Juno Facing Class Action Lawsuit Following Patient Deaths

Juno Facing Class Action Lawsuit Following Patient Deaths August 17, 2016
By Alex Keown, BioSpace.com Breaking News Staff

SEATTLE – Juno Therapeutics is facing a class action lawsuit that alleges the company violated federal securities law. The lawsuit, filed in July alleges Hans Bishop, Juno’s chief executive officer, and the company, did not inform investors of a patient death in a Phase II trial of its lead drug.

In total three patients died during the mid-stage trial of JCARO15, a CAR-T therapy for patients with relapsed or refractory B cell acute lymphoblastic leukemia. The first patient died in May. The trial was ultimately placed on hold by the U.S. Food and Drug Administration (FDA), but was allowed to resume last month, only days after the lawsuit was filed. The trial though had a revised protocol, only allowing the enrollment of patients with cyclophosphamide pre-conditioning only.
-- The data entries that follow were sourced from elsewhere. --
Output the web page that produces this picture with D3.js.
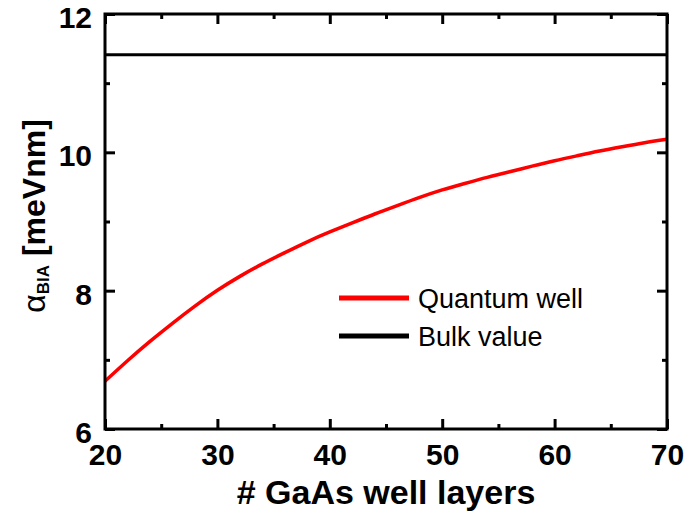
<!DOCTYPE html>
<html><head><meta charset="utf-8">
<script src="https://cdn.jsdelivr.net/npm/d3@7"></script>
<style>body{margin:0;background:#fff}</style></head>
<body><svg id="c" width="689" height="515"></svg>
<script>
// ---- data ----
const layers  = [20,22,24,26,28,30,32,34,36,38,40,42,44,46,48,50,52,54,56,58,60,62,64,66,68,70];
const alphaQW = [6.69,6.99,7.27,7.53,7.78,8.01,8.21,8.39,8.55,8.71,8.85,8.98,9.11,9.23,9.35,9.46,9.55,9.64,9.72,9.80,9.88,9.95,10.02,10.08,10.14,10.19];
const bulkValue = 11.41;
const xMajorTicks = [20,30,40,50,60,70];
const xMinorTicks = [25,35,45,55,65];
const yMajorTicks = [6,8,10,12];
const yMinorTicks = [7,9,11];
const seriesNames = ["Quantum well","Bulk value"];
const seriesColors = ["#ff0000","#000000"];

const svg = d3.select("#c");
const L=105, R=667, T=14, B=429;
const x = d3.scaleLinear().domain([20,70]).range([L,R]);
const y = d3.scaleLinear().domain([6,12]).range([B,T]);
const font = "'Liberation Sans', Arial, Helvetica, sans-serif";

// curves
svg.append("line").attr("x1",x(20)).attr("x2",x(70)).attr("y1",y(bulkValue)).attr("y2",y(bulkValue))
  .attr("stroke",seriesColors[1]).attr("stroke-width",3);
svg.append("path").datum(layers.map((l,i)=>[l,alphaQW[i]]))
  .attr("d",d3.line().x(d=>x(d[0])).y(d=>y(d[1])).curve(d3.curveBasis))
  .attr("fill","none").attr("stroke",seriesColors[0]).attr("stroke-width",3.5);

function styleAxis(g, size){
  g.select(".domain").remove();
  g.selectAll(".tick line").attr("stroke","#000").attr("stroke-width",3);
  g.selectAll("text").attr("font-family",font).attr("font-weight","bold").attr("font-size",size).attr("fill","#000");
}
// bottom
const gb = svg.append("g").attr("transform",`translate(0,${B})`)
  .call(d3.axisBottom(x).tickValues(xMajorTicks).tickSize(-10).tickSizeOuter(0).tickPadding(15).tickFormat(d3.format("d")));
styleAxis(gb,30);
const gbm = svg.append("g").attr("transform",`translate(0,${B})`)
  .call(d3.axisBottom(x).tickValues(xMinorTicks).tickSize(-5).tickFormat(""));
styleAxis(gbm,30);
// top
const gt = svg.append("g").attr("transform",`translate(0,${T})`)
  .call(d3.axisTop(x).tickValues(xMajorTicks).tickSize(-10).tickFormat(""));
styleAxis(gt,30);
const gtm = svg.append("g").attr("transform",`translate(0,${T})`)
  .call(d3.axisTop(x).tickValues(xMinorTicks).tickSize(-5).tickFormat(""));
styleAxis(gtm,30);
// left
const gl = svg.append("g").attr("transform",`translate(${L},0)`)
  .call(d3.axisLeft(y).tickValues(yMajorTicks).tickSize(-10).tickPadding(13).tickFormat(d3.format("d")));
styleAxis(gl,30);
gl.selectAll("text").attr("dy","0.45em");
const glm = svg.append("g").attr("transform",`translate(${L},0)`)
  .call(d3.axisLeft(y).tickValues(yMinorTicks).tickSize(-5).tickFormat(""));
styleAxis(glm,30);
// right
const gr = svg.append("g").attr("transform",`translate(${R},0)`)
  .call(d3.axisRight(y).tickValues(yMajorTicks).tickSize(-10).tickFormat(""));
styleAxis(gr,30);
const grm = svg.append("g").attr("transform",`translate(${R},0)`)
  .call(d3.axisRight(y).tickValues(yMinorTicks).tickSize(-5).tickFormat(""));
styleAxis(grm,30);

// frame
svg.append("rect").attr("x",L).attr("y",T).attr("width",R-L).attr("height",B-T)
  .attr("fill","none").attr("stroke","#000").attr("stroke-width",3);

// titles
svg.append("text").attr("x",(L+R)/2).attr("y",504).attr("text-anchor","middle")
  .attr("font-family",font).attr("font-weight","bold").attr("font-size",34).text("# GaAs well layers");
const yt = svg.append("text").attr("transform","translate(45,216) rotate(-90)").attr("text-anchor","middle")
  .attr("font-family",font).attr("font-size",32);
yt.append("tspan").text("α");
yt.append("tspan").attr("font-size",17).attr("font-weight","bold").attr("dy",4).text("BIA");
yt.append("tspan").attr("font-weight","bold").attr("dy",-4).text(" [meVnm]");

// legend
const legY = [298,336];
seriesNames.forEach((n,i)=>{
  svg.append("line").attr("x1",339).attr("x2",409).attr("y1",legY[i]).attr("y2",legY[i])
    .attr("stroke",seriesColors[i]).attr("stroke-width",5);
  svg.append("text").attr("x",418).attr("y",legY[i]+10).attr("font-family",font).attr("font-size",27).text(n);
});
</script></body></html>
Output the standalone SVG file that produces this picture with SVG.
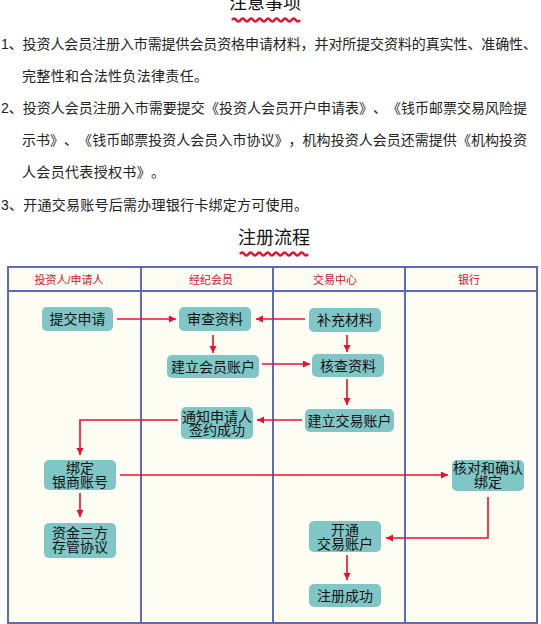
<svg xmlns="http://www.w3.org/2000/svg" width="541" height="624" viewBox="0 0 541 624">
<style>
.t{font-family:"Liberation Sans","Noto Sans CJK SC",sans-serif;text-spacing-trim:space-all;}
.p{font-size:14px;fill:#222;}
.h1{font-size:18px;fill:#111;text-anchor:middle;}
.hd{font-size:11px;fill:#e0102f;text-anchor:middle;}
.nt{font-size:14px;fill:#111;text-anchor:middle;}
.box{fill:#80c6c6;}
.wave{fill:none;stroke:#e8102a;stroke-width:2.4;}
.c{fill:none;stroke:#e8102a;stroke-width:1.6;}
.grid{fill:none;stroke:#5b6cb5;stroke-width:2;}
</style>
<defs>
<marker id="ah" markerUnits="userSpaceOnUse" markerWidth="8" markerHeight="8" refX="7" refY="3.5" orient="auto">
<path d="M0,0 L7,3.5 L0,7 z" fill="#e8102a"/>
</marker>
</defs>
<rect width="541" height="624" fill="#fff"/>
<g id="notes">
<text class="t h1" x="265" y="9">注意事项</text>
<path class="wave" d="M232,20 q2.125,-3 4.25,0 t4.25,0 t4.25,0 t4.25,0 t4.25,0 t4.25,0 t4.25,0 t4.25,0 t4.25,0 t4.25,0 t4.25,0 t4.25,0 t4.25,0 t4.25,0 t4.25,0 t4.25,0"/>
<text class="t p" x="1" y="49" textLength="536" lengthAdjust="spacing">1、投资人会员注册入市需提供会员资格申请材料，并对所提交资料的真实性、准确性、</text>
<text class="t p" x="22" y="81" textLength="186" lengthAdjust="spacing">完整性和合法性负法律责任。</text>
<text class="t p" x="1" y="113" textLength="526" lengthAdjust="spacing">2、投资人会员注册入市需要提交《投资人会员开户申请表》、《钱币邮票交易风险提</text>
<text class="t p" x="22" y="145" textLength="505" lengthAdjust="spacing">示书》、《钱币邮票投资人会员入市协议》，机构投资人会员还需提供《机构投资</text>
<text class="t p" x="22" y="177" textLength="143" lengthAdjust="spacing">人会员代表授权书》。</text>
<text class="t p" x="1" y="210" textLength="307" lengthAdjust="spacing">3、开通交易账号后需办理银行卡绑定方可使用。</text>
</g>
<g id="flow-title">
<text class="t h1" x="274" y="244">注册流程</text>
<path class="wave" d="M240,254 q2.125,-3 4.25,0 t4.25,0 t4.25,0 t4.25,0 t4.25,0 t4.25,0 t4.25,0 t4.25,0 t4.25,0 t4.25,0 t4.25,0 t4.25,0 t4.25,0 t4.25,0 t4.25,0 t4.25,0"/>
</g>
<g id="lanes">
<rect x="8" y="267" width="529" height="356" fill="#fdfdf3"/>
<rect class="grid" x="8" y="267" width="529" height="356"/>
<line class="grid" x1="8" y1="291" x2="537" y2="291"/>
<line class="grid" x1="141" y1="267" x2="141" y2="623"/>
<line class="grid" x1="273" y1="267" x2="273" y2="623"/>
<line class="grid" x1="405" y1="267" x2="405" y2="623"/>
<text class="t hd" x="69" y="284">投资人/申请人</text>
<text class="t hd" x="211" y="284">经纪会员</text>
<text class="t hd" x="335" y="284">交易中心</text>
<text class="t hd" x="469" y="284">银行</text>
</g>
<g id="connectors">
<line class="c" x1="117" y1="319" x2="176" y2="319" marker-end="url(#ah)"/>
<line class="c" x1="305" y1="319" x2="256" y2="319" marker-end="url(#ah)"/>
<line class="c" x1="213" y1="335" x2="213" y2="353" marker-end="url(#ah)"/>
<line class="c" x1="347" y1="335" x2="347" y2="352" marker-end="url(#ah)"/>
<line class="c" x1="262" y1="364" x2="310" y2="364" marker-end="url(#ah)"/>
<line class="c" x1="347" y1="379" x2="347" y2="405" marker-end="url(#ah)"/>
<line class="c" x1="302" y1="420" x2="257" y2="420" marker-end="url(#ah)"/>
<polyline class="c" points="178,420 80,420 80,455" marker-end="url(#ah)"/>
<line class="c" x1="120" y1="475" x2="448" y2="475" marker-end="url(#ah)"/>
<polyline class="c" points="488,497 488,538 386,538" marker-end="url(#ah)"/>
<line class="c" x1="80" y1="493" x2="80" y2="517" marker-end="url(#ah)"/>
<line class="c" x1="347" y1="555" x2="347" y2="580" marker-end="url(#ah)"/>
</g>
<g id="n-submit"><rect class="box" x="42" y="307" width="71" height="24" rx="5"/><text class="t nt" x="77.5" y="324">提交申请</text></g>
<g id="n-review"><rect class="box" x="179" y="307" width="72" height="24" rx="5"/><text class="t nt" x="215" y="324">审查资料</text></g>
<g id="n-supplement"><rect class="box" x="309" y="308" width="72" height="24" rx="5"/><text class="t nt" x="345" y="325">补充材料</text></g>
<g id="n-member-account"><rect class="box" x="167" y="355" width="92" height="23" rx="5"/><text class="t nt" x="213" y="371.5">建立会员账户</text></g>
<g id="n-check"><rect class="box" x="312" y="354" width="72" height="23" rx="5"/><text class="t nt" x="348" y="370.5">核查资料</text></g>
<g id="n-trade-account"><rect class="box" x="305" y="409" width="89" height="23" rx="5"/><text class="t nt" x="349.5" y="425.5">建立交易账户</text></g>
<g id="n-notify"><rect class="box" x="181" y="407" width="72" height="32" rx="5"/><text class="t nt" x="217" y="421.5">通知申请人</text><text class="t nt" x="217" y="435">签约成功</text></g>
<g id="n-bind"><rect class="box" x="44" y="460" width="72" height="30" rx="5"/><text class="t nt" x="80" y="473">绑定</text><text class="t nt" x="80" y="487">银商账号</text></g>
<g id="n-confirm"><rect class="box" x="452" y="460" width="72" height="31" rx="5"/><text class="t nt" x="488" y="473">核对和确认</text><text class="t nt" x="488" y="487">绑定</text></g>
<g id="n-custody"><rect class="box" x="44" y="523" width="72" height="35" rx="5"/><text class="t nt" x="80" y="538">资金三方</text><text class="t nt" x="80" y="552">存管协议</text></g>
<g id="n-open"><rect class="box" x="309" y="521" width="72" height="31" rx="5"/><text class="t nt" x="345" y="534.5">开通</text><text class="t nt" x="345" y="548.5">交易账户</text></g>
<g id="n-success"><rect class="box" x="309" y="584" width="72" height="23" rx="5"/><text class="t nt" x="345" y="600.5">注册成功</text></g>
</svg>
In a July conference call, Bishop said there were “confounding factors and a change in plans was not warranted” following the first death in May. BioSpace previously reported the first patient had received not only JCAR015, but also the chemotherapy drug, fludarabine. The other two patients had also received the chemotherapy drug as part of treatment protocol. All three patients died from cerebral edema, selling in the brain caused by excess fluid.

Under the initial trial protocol, the patients received a dose of drugs that kill their existing T-cells and then have them replaced with genetically engineered T-cells that are designed to target the cancer cells. Fludarabine was added to the mix to help the newly administered T-cells take hold. Once the company made the connection of the deaths to fludarabine, Juno sought permission to renew the trial only with cytoxan and JCAR015, which was what was being done earlier in the trial.

The lawsuit was filed by Block & Leviton LLP and Tousley Brain Stephens PLLC on behalf of investors. In the lawsuit the plaintiffs say Juno consulted with its data safety monitoring board as well as the FDA following the death. However, the plaintiffs allege the company failed to tell investors about the first death and instead issued a press release they called “glowing” and included what they termed “misleading disclosures.” However, the plaintiffs said there was no mention of the first patient death. It wasn’t until the other two deaths were revealed that the first one came to light, the plaintiffs said. They also allege that Bishop and “other Juno insiders old heavily in the weeks prior to these revelations.”

According to the lawsuit, Bishop sold more than $8.6 million shares of Juno stock in June—more than twice his total sales for the entirety of 2015. After news of the deaths went public, Juno’s stock fell more than 30 percent. The lawsuit likens Bishop’s actions to his tenure at Dendreon Corporation , which ultimately went bankrupt following disappointing drug development and sales. Bishop served that company as chief operations officer. However, he, along with other executives, were accused of selling millions of dollars of stock before releasing disappointing news about the leukemia drug it was developing.

The lawsuit was initially filed on behalf of a Bulgarian resident, Goce Velkanoski, who bought Juno stock in June, before information of the first patient death was reported. The lawsuit said he has been “damaged by the revelation of the company’s material misrepresentations and material omissions.”

Christopher Williams, a spokesperson for Juno, told GeekWire that the lawsuit was without merit.

Shares of Juno hit a morning high of $34.44 as of 9:50 a.m. The stock has slowly recovered following the 30 percent plunge. However, it’s still down from a high one year ago of $56.57 per share in November of 2015.

Juno’s stumble though was a chance for other companies working on CAR-T therapies to move forward in the immuno-oncology race. Following the revelation of Juno’s death, Kite Pharma announced its program was on track and said it had “done all the due diligence a company should do, including for the chemo-conditioning dose.”